Senior Planner Nick Sosa and Britney Mariscal, the city’s code‑enforcement supervisor, told commissioners the changes grew from council direction and outreach to vendors, the Rancho Cordova Chamber of Commerce and Sacramento Mobile Food Vendors (SACTO Mofo). Sosa told the commission staff was “requesting feedback on these changes prior to their return to… the Commission as official code amendments.”
Vendor and business feedback at the meeting was sharply practical. Brian Danzel, who works with the Cordova Community Council and the Cordova Recreation and Park District and organizes food vendors for community events, said fee levels and electrical access are pressing issues for operators. “So if we’re not gonna allow generators to be used, how are we gonna get these food trucks to be able to work? They need power,” Danzel said, urging the city to plan infrastructure and standardized plugs.
Diane Rogers, president and CEO of the Rancho Cordova Area Chamber of Commerce, praised most of the proposed standards but urged changes in classification and fees. “I applaud the proposed, nearly all of the proposed standards that changes to the standards, including the hours, the freestanding signs, elimination of the TUP, allowing shade, things like that,” she said, and recommended lower permit costs and distinct categories for cart-style vendors versus full food trucks.
Staff outlined the current and proposed fee and permit framework at the meeting: the existing business-license application fee for mobile food vendors was presented as $318 for an initial application and $286 for annual renewal, plus a $44 background-check fee paid to the Rancho Cordova Police Department; a prior temporary‑use permit fee cited by staff was $241. Staff said some neighboring jurisdictions charge substantially less (one example cited by speakers was renewal fees of about $50 after an initial fee in Woodland) while others — notably Oakland in the comments — charge substantially more.
Commissioners and vendors raised enforcement and equity concerns: how to verify a truck’s two‑hour start and stop time, how to confirm property-owner permission, how to hold non‑permitted “pop‑ups” accountable, and whether background checks for mobile vendors should match those for restaurant staff.
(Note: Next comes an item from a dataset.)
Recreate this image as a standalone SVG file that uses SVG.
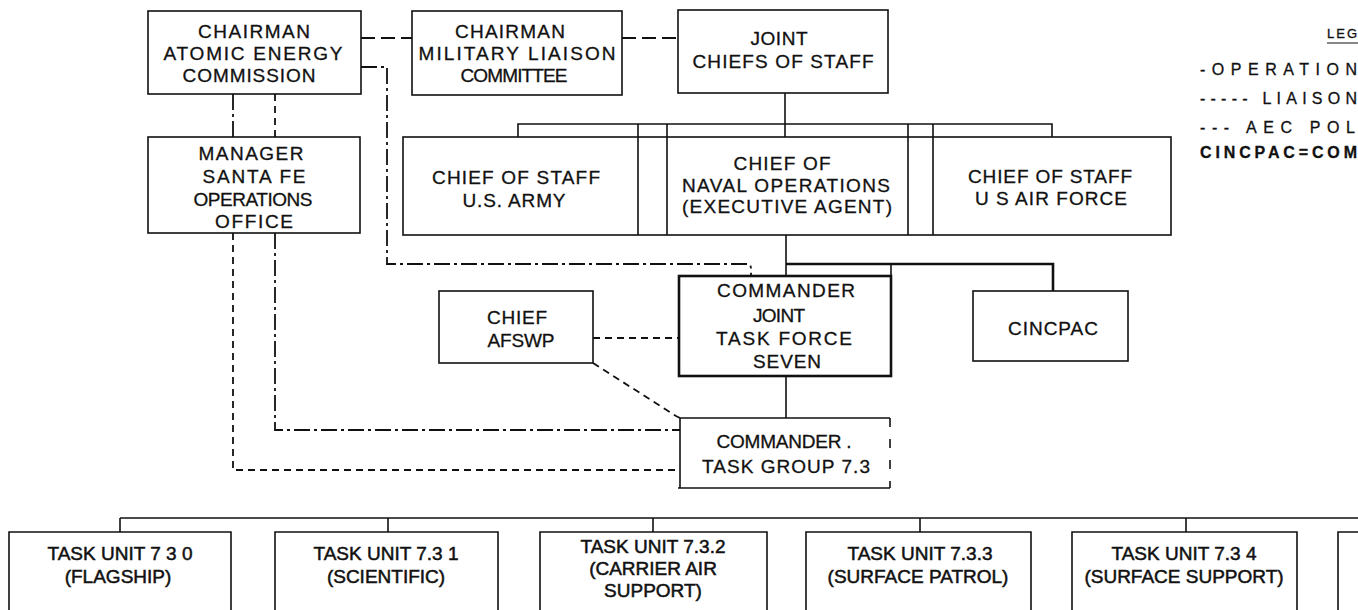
<svg xmlns="http://www.w3.org/2000/svg" width="1358" height="610" viewBox="0 0 1358 610">
<style>
  .bx{fill:#fff;stroke:#111;stroke-width:1.6}
  .bxo{fill:none;stroke:#111;stroke-width:1.6}
  .bold{fill:#fff;stroke:#111;stroke-width:2.6}
  text{font-family:"Liberation Sans",Arial,sans-serif;font-size:19px;fill:#111;stroke:#111;stroke-width:0.3;text-anchor:middle}
  .tu{font-size:19px;stroke-width:0.5}
  .lg{text-anchor:start;font-size:16px}
  .ln{fill:none;stroke:#111;stroke-width:1.6}
  .thk{fill:none;stroke:#111;stroke-width:2.6}
  .ld{fill:none;stroke:#111;stroke-width:1.8;stroke-dasharray:14 6}
  .dsh{fill:none;stroke:#111;stroke-width:1.8;stroke-dasharray:7 5}
  .dd{fill:none;stroke:#111;stroke-width:1.8;stroke-dasharray:16 4 3 4}
  .brk{fill:none;stroke:#111;stroke-width:1.6;stroke-dasharray:9 12}
</style>
<rect width="1358" height="610" fill="#fff"/>

<g id="connectors">
  <path class="ld" d="M361 38 H412"/>
  <path class="ld" d="M622 38 H678"/>
  <path class="dd" d="M233 94 V137"/>
  <path class="dsh" d="M275 94 V137"/>
  <path class="dd" d="M361 67 H387 V264 H748 Q751 264 751 270 V276"/>
  <path class="ln" d="M785 93 V137"/>
  <path class="ln" d="M518 137 V124 H1052 V137"/>
  <path class="ln" d="M638 124 V137 M667 124 V137 M908 124 V137 M933 124 V137"/>
  <path class="ln" d="M786 235 V276"/>
  <path class="thk" d="M786 264 H1053 V291"/>
  <path class="ln" d="M891 264 V276"/>
  <path class="ln" d="M786 376 V418"/>
  <path class="dsh" d="M593 338 H678"/>
  <path class="dsh" d="M593 363 L676 416 L680 418"/>
  <path class="dsh" d="M233 233 V470 H680"/>
  <path class="dd" d="M275 233 V430 H680"/>
  <path class="ln" d="M120 518 H1358"/>
  <path class="ln" d="M120 518 V532 M388 518 V532 M653 518 V532 M920 518 V532 M1186 518 V532"/>
</g>

<g id="aec">
  <rect class="bx" x="148" y="11" width="213" height="83"/>
  <text x="254" y="38" textLength="112" lengthAdjust="spacing">CHAIRMAN</text>
  <text x="253" y="60" textLength="179" lengthAdjust="spacing">ATOMIC ENERGY</text>
  <text x="249" y="82" textLength="133" lengthAdjust="spacing">COMMISSION</text>
</g>
<g id="mlc">
  <rect class="bx" x="412" y="11" width="210" height="84"/>
  <text x="510" y="38" textLength="110" lengthAdjust="spacing">CHAIRMAN</text>
  <text x="517" y="60" textLength="197" lengthAdjust="spacing">MILITARY LIAISON</text>
  <text x="514" y="82" textLength="107" lengthAdjust="spacing">COMMITTEE</text>
</g>
<g id="jcs">
  <rect class="bx" x="678" y="10" width="210" height="83"/>
  <text x="779" y="45" textLength="57" lengthAdjust="spacing">JOINT</text>
  <text x="783" y="68" textLength="181" lengthAdjust="spacing">CHIEFS OF STAFF</text>
</g>
<g id="manager">
  <rect class="bx" x="148" y="137" width="212" height="96"/>
  <text x="251" y="160" textLength="105" lengthAdjust="spacing">MANAGER</text>
  <text x="254" y="183" textLength="103" lengthAdjust="spacing">SANTA FE</text>
  <text x="253" y="206" textLength="119" lengthAdjust="spacing">OPERATIONS</text>
  <text x="254" y="228" textLength="78" lengthAdjust="spacing">OFFICE</text>
</g>
<g id="staff-row">
  <rect class="bx" x="403" y="137" width="768" height="98"/>
  <path class="ln" d="M638 137 V235 M667 137 V235 M908 137 V235 M933 137 V235"/>
</g>
<g id="army">
  <text x="516" y="184" textLength="168" lengthAdjust="spacing">CHIEF OF STAFF</text>
  <text x="514" y="207" textLength="103" lengthAdjust="spacing">U.S. ARMY</text>
</g>
<g id="cno">
  <text x="782" y="170" textLength="97" lengthAdjust="spacing">CHIEF OF</text>
  <text x="786" y="192" textLength="208" lengthAdjust="spacing">NAVAL OPERATIONS</text>
  <text x="787" y="213" textLength="210" lengthAdjust="spacing">(EXECUTIVE AGENT)</text>
</g>
<g id="airforce">
  <text x="1050" y="183" textLength="164" lengthAdjust="spacing">CHIEF OF STAFF</text>
  <text x="1051" y="205" textLength="152" lengthAdjust="spacing">U S AIR FORCE</text>
</g>
<g id="afswp">
  <rect class="bx" x="439" y="291" width="154" height="72"/>
  <text x="517" y="324" textLength="60" lengthAdjust="spacing">CHIEF</text>
  <text x="521" y="347" textLength="67" lengthAdjust="spacing">AFSWP</text>
</g>
<g id="cjtf7">
  <rect class="bold" x="679" y="276" width="212" height="100"/>
  <text x="786" y="297" textLength="138" lengthAdjust="spacing">COMMANDER</text>
  <text x="779" y="322" textLength="52" lengthAdjust="spacing">JOINT</text>
  <text x="784" y="345" textLength="136" lengthAdjust="spacing">TASK FORCE</text>
  <text x="787" y="368" textLength="68" lengthAdjust="spacing">SEVEN</text>
</g>
<g id="cincpac">
  <rect class="bx" x="973" y="291" width="155" height="70"/>
  <text x="1053" y="335" textLength="90" lengthAdjust="spacing">CINCPAC</text>
</g>
<g id="ctg73">
  <path class="ln" d="M680 488 V418 H890"/>
  <path class="brk" d="M890 418 V488"/>
  <path class="ln" d="M678 488 H890"/>
  <text x="784" y="448" textLength="135" lengthAdjust="spacing">COMMANDER .</text>
  <text x="786" y="473" textLength="168" lengthAdjust="spacing">TASK GROUP 7.3</text>
</g>

<g id="tu730">
  <path class="bxo" d="M9 610 V532 H231 V610"/>
  <text class="tu" x="120" y="560">TASK UNIT 7 3 0</text>
  <text class="tu" x="118" y="583">(FLAGSHIP)</text>
</g>
<g id="tu731">
  <path class="bxo" d="M275 610 V532 H498 V610"/>
  <text class="tu" x="386" y="560">TASK UNIT 7.3 1</text>
  <text class="tu" x="386" y="583">(SCIENTIFIC)</text>
</g>
<g id="tu732">
  <path class="bxo" d="M540 610 V532 H767 V610"/>
  <text class="tu" x="653" y="553">TASK UNIT 7.3.2</text>
  <text class="tu" x="653" y="575">(CARRIER AIR</text>
  <text class="tu" x="653" y="597">SUPPORT)</text>
</g>
<g id="tu733">
  <path class="bxo" d="M806 610 V532 H1031 V610"/>
  <text class="tu" x="920" y="560">TASK UNIT 7.3.3</text>
  <text class="tu" x="918" y="583">(SURFACE PATROL)</text>
</g>
<g id="tu734">
  <path class="bxo" d="M1072 610 V532 H1297 V610"/>
  <text class="tu" x="1184" y="560">TASK UNIT 7.3 4</text>
  <text class="tu" x="1184" y="583">(SURFACE SUPPORT)</text>
</g>
<g id="tu-next">
  <path class="bxo" d="M1338 610 V532 H1358"/>
</g>

<g id="legend">
  <text class="lg" x="1327" y="38" style="font-size:13px;letter-spacing:2px">LEG</text>
  <path class="ln" d="M1327 43 H1358" style="stroke-width:1"/>
  <text class="lg" x="1200" y="75" textLength="157" lengthAdjust="spacing">-OPERATION</text>
  <text class="lg" x="1200" y="104" textLength="157" lengthAdjust="spacing">----- LIAISON</text>
  <text class="lg" x="1200" y="133" textLength="155" lengthAdjust="spacing">--- AEC POL</text>
  <text class="lg" x="1200" y="158" textLength="157" lengthAdjust="spacing" style="font-weight:bold">CINCPAC=COM</text>
</g>
</svg>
Staff said enforcement typically begins with education and that citations can be issued when violations are documented; staff also said it intended to require health‑department documentation with business‑license applications to help verify locations and timeframes.
Several speakers suggested preparing infrastructure in known gathering locations to accommodate trucks without generators. One commissioner recommended standardizing on an industry plug (referred to in the discussion as the “Cal‑50” 50‑amp style) so event hosts and property owners can offer receptacles vendors can use instead of generators.
What the commission decided: Commissioners offered broad support for the staff approach and asked staff to return with formal redlined code amendments and a recommendation for City Council. City staff said they would take the feedback into account, revise the proposal, and bring a formal recommendation back to the Planning Commission at a future meeting (staff later indicated the ordinance could be ready by the July 23 meeting). No ordinance or fee changes were adopted at the June 11 meeting.
Next steps: Staff will revise the draft code language to reflect the commission’s feedback, include clarifications requested about classification and fees if directed by the commission, and return with a formal resolution and proposed code amendments for the commission to recommend to City Council.